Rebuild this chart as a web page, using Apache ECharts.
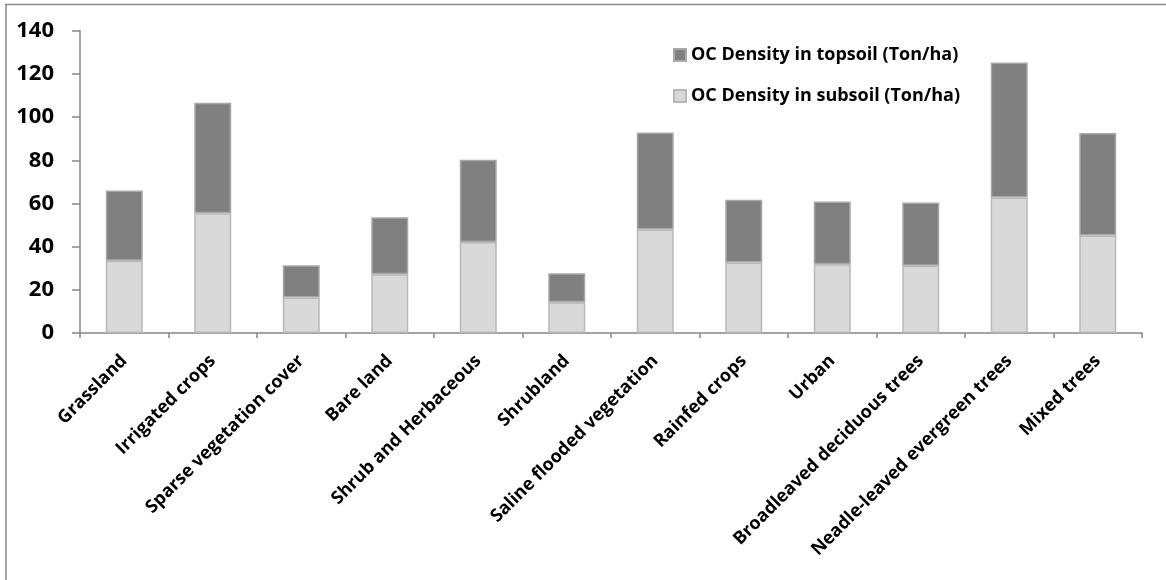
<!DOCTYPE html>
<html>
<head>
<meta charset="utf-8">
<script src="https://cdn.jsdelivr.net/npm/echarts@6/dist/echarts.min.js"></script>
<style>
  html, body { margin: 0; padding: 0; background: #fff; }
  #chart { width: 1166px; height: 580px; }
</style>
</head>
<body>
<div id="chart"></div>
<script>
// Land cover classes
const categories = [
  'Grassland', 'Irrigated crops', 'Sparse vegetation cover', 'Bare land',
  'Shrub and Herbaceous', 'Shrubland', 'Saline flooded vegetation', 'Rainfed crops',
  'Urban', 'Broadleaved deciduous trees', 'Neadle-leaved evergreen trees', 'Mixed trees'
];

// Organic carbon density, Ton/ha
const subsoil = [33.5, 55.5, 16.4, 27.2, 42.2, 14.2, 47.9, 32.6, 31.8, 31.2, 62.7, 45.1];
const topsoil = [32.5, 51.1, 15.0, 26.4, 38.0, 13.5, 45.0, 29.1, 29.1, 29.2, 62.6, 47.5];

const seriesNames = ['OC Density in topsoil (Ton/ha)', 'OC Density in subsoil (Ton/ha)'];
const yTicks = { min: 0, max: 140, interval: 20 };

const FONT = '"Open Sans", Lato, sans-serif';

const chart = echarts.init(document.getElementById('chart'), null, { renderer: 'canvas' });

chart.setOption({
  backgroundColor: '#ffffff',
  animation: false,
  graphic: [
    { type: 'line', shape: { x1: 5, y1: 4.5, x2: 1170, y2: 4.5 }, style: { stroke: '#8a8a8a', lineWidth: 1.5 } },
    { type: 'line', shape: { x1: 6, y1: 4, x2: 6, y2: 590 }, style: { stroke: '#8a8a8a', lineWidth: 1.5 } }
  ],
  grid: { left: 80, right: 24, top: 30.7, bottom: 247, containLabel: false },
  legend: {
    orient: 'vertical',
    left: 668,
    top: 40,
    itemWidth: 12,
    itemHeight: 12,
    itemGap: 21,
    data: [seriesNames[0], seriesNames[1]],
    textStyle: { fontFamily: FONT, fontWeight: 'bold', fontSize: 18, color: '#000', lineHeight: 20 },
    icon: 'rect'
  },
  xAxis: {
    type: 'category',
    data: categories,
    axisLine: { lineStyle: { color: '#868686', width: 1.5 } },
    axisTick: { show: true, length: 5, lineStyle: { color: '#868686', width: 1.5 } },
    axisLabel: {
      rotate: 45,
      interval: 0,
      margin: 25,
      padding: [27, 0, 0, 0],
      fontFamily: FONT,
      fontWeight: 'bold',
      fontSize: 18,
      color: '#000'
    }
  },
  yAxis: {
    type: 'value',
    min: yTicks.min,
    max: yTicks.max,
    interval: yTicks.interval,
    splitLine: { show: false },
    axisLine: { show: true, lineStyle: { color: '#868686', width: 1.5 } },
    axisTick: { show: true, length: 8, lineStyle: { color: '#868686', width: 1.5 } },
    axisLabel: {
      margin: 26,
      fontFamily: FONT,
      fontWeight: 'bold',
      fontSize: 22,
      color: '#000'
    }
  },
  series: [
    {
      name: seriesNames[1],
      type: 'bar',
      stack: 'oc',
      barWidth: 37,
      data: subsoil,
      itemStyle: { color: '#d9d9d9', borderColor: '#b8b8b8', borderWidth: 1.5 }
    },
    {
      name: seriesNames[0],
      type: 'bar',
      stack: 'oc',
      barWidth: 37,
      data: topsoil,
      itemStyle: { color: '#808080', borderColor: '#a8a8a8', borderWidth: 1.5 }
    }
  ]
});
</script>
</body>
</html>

——————

## TASK INSTRUCTIONS
Print the whole listing above once more, word for word, without its pictures.

## THE OUTPUT
Rebuild this chart as a web page, using Apache ECharts.
<!DOCTYPE html>
<html>
<head>
<meta charset="utf-8">
<script src="https://cdn.jsdelivr.net/npm/echarts@6/dist/echarts.min.js"></script>
<style>
  html, body { margin: 0; padding: 0; background: #fff; }
  #chart { width: 1166px; height: 580px; }
</style>
</head>
<body>
<div id="chart"></div>
<script>
// Land cover classes
const categories = [
  'Grassland', 'Irrigated crops', 'Sparse vegetation cover', 'Bare land',
  'Shrub and Herbaceous', 'Shrubland', 'Saline flooded vegetation', 'Rainfed crops',
  'Urban', 'Broadleaved deciduous trees', 'Neadle-leaved evergreen trees', 'Mixed trees'
];

// Organic carbon density, Ton/ha
const subsoil = [33.5, 55.5, 16.4, 27.2, 42.2, 14.2, 47.9, 32.6, 31.8, 31.2, 62.7, 45.1];
const topsoil = [32.5, 51.1, 15.0, 26.4, 38.0, 13.5, 45.0, 29.1, 29.1, 29.2, 62.6, 47.5];

const seriesNames = ['OC Density in topsoil (Ton/ha)', 'OC Density in subsoil (Ton/ha)'];
const yTicks = { min: 0, max: 140, interval: 20 };

const FONT = '"Open Sans", Lato, sans-serif';

const chart = echarts.init(document.getElementById('chart'), null, { renderer: 'canvas' });

chart.setOption({
  backgroundColor: '#ffffff',
  animation: false,
  graphic: [
    { type: 'line', shape: { x1: 5, y1: 4.5, x2: 1170, y2: 4.5 }, style: { stroke: '#8a8a8a', lineWidth: 1.5 } },
    { type: 'line', shape: { x1: 6, y1: 4, x2: 6, y2: 590 }, style: { stroke: '#8a8a8a', lineWidth: 1.5 } }
  ],
  grid: { left: 80, right: 24, top: 30.7, bottom: 247, containLabel: false },
  legend: {
    orient: 'vertical',
    left: 668,
    top: 40,
    itemWidth: 12,
    itemHeight: 12,
    itemGap: 21,
    data: [seriesNames[0], seriesNames[1]],
    textStyle: { fontFamily: FONT, fontWeight: 'bold', fontSize: 18, color: '#000', lineHeight: 20 },
    icon: 'rect'
  },
  xAxis: {
    type: 'category',
    data: categories,
    axisLine: { lineStyle: { color: '#868686', width: 1.5 } },
    axisTick: { show: true, length: 5, lineStyle: { color: '#868686', width: 1.5 } },
    axisLabel: {
      rotate: 45,
      interval: 0,
      margin: 25,
      padding: [27, 0, 0, 0],
      fontFamily: FONT,
      fontWeight: 'bold',
      fontSize: 18,
      color: '#000'
    }
  },
  yAxis: {
    type: 'value',
    min: yTicks.min,
    max: yTicks.max,
    interval: yTicks.interval,
    splitLine: { show: false },
    axisLine: { show: true, lineStyle: { color: '#868686', width: 1.5 } },
    axisTick: { show: true, length: 8, lineStyle: { color: '#868686', width: 1.5 } },
    axisLabel: {
      margin: 26,
      fontFamily: FONT,
      fontWeight: 'bold',
      fontSize: 22,
      color: '#000'
    }
  },
  series: [
    {
      name: seriesNames[1],
      type: 'bar',
      stack: 'oc',
      barWidth: 37,
      data: subsoil,
      itemStyle: { color: '#d9d9d9', borderColor: '#b8b8b8', borderWidth: 1.5 }
    },
    {
      name: seriesNames[0],
      type: 'bar',
      stack: 'oc',
      barWidth: 37,
      data: topsoil,
      itemStyle: { color: '#808080', borderColor: '#a8a8a8', borderWidth: 1.5 }
    }
  ]
});
</script>
</body>
</html>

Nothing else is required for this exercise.